Jordan then came out and shot a Morrison.
Cut to the present day. This year’s votes on the All-Star Starters are in, and Allen Iverson is one of the starting Eastern Conference guards alongside Dwyane Wade. Vince Carter was third in the fan vote, narrowly missing out on the second guard spot. (Luke Ridnour was fifth, proving once again that this system is still stupid.) However, despite his popularity barely waning, Iverson’s skill level has started to drop, and he is no longer truly deserving of any award that claims him to be (implied or otherwise) the second-best guard in his conference. On the season, Iverson averages only 17.9 points, 3.3 rebounds, 5.4 assists and 2.8 turnovers, finally declining like the 33-year-old that he is. He’s good still, but he’s not great any longer. Several players behind him in the voting, Carter included, are better players than he is now. (Note: Luke Ridnour isn’t one of them.) And while the concept of the fan vote is to see the most popular players, not necessarily the best (which incidentally is another damning slant on the whole idea of giving up the spot for Jordan in the first place; the fans clearly didn’t want him to start), it shouldn’t be.

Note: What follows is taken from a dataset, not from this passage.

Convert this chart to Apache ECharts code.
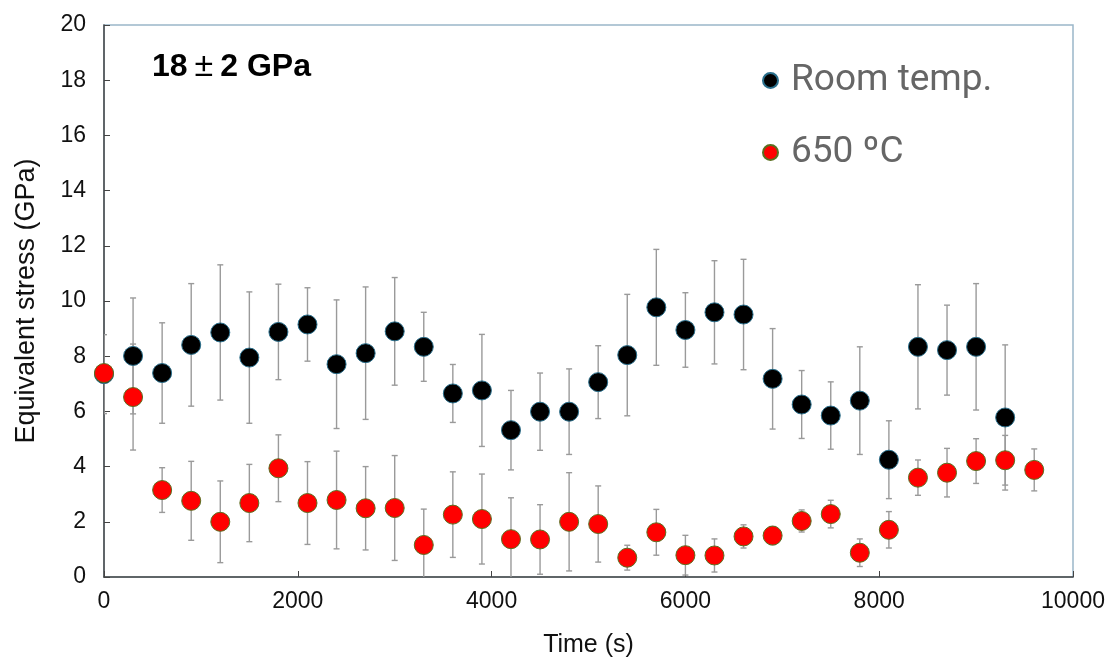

Therefore, let’s put it right. I want Allen Iverson to give up his starting spot for the better player this year, and the more deserving player over Jordan six years ago, Vince Carter. I realise that it is hypocritical to condemn the idea that Carter was forced to give up his spot in the first place, and then later in the same blog post to infer that Iverson should give up his spot this year to make up for it. And for this, I am sorry. But sometimes, two wrongs do make a right.
(The fan vote system doesn’t work, by the way. Yao Ming was an All-Star starter way before he deserved to be, and Yi Jianlian and Bruce Bowen came dangerously close to being voted onto the team this year despite never coming close to All-Star calibre talent. The NBA All-Star Game should be to showcase the NBA’s best, something which this system does not necessarily do, and therefore it needs abolishing. But that rant is for another day.)
This isn’t a knock on Allen Iverson, whose initial 2003 gesture seemed sincere and genuine, and who isn’t to blame for the fans voting him in over other, better players. But the NBA owes Vince Carter something, and this would be a fine time to give him it. Iverson doesn’t personally owe Carter anything, and as such he will have done nothing wrong if he starts the game as chosen. Like Vince before him, Iverson has no obligation to give up what is rightfully his, and it is rightfully his, even if it shouldn’t be. But the entire NBA World owes Vince Carter an apology, as well as an All-Star start, and Allen Iverson can make this happen. As hypocritical as it may be for me to want to see someone else give up their spot, Vince Carter deserves some justice, no matter how much you dislike him.
Please do this, AI. We’ll be brothers for life if you do. I’ll never let anyone defile you again. No one. No one will disrespect this thing of ours. La Cosa Nostra. Me and you. Ride or die. Let’s do this.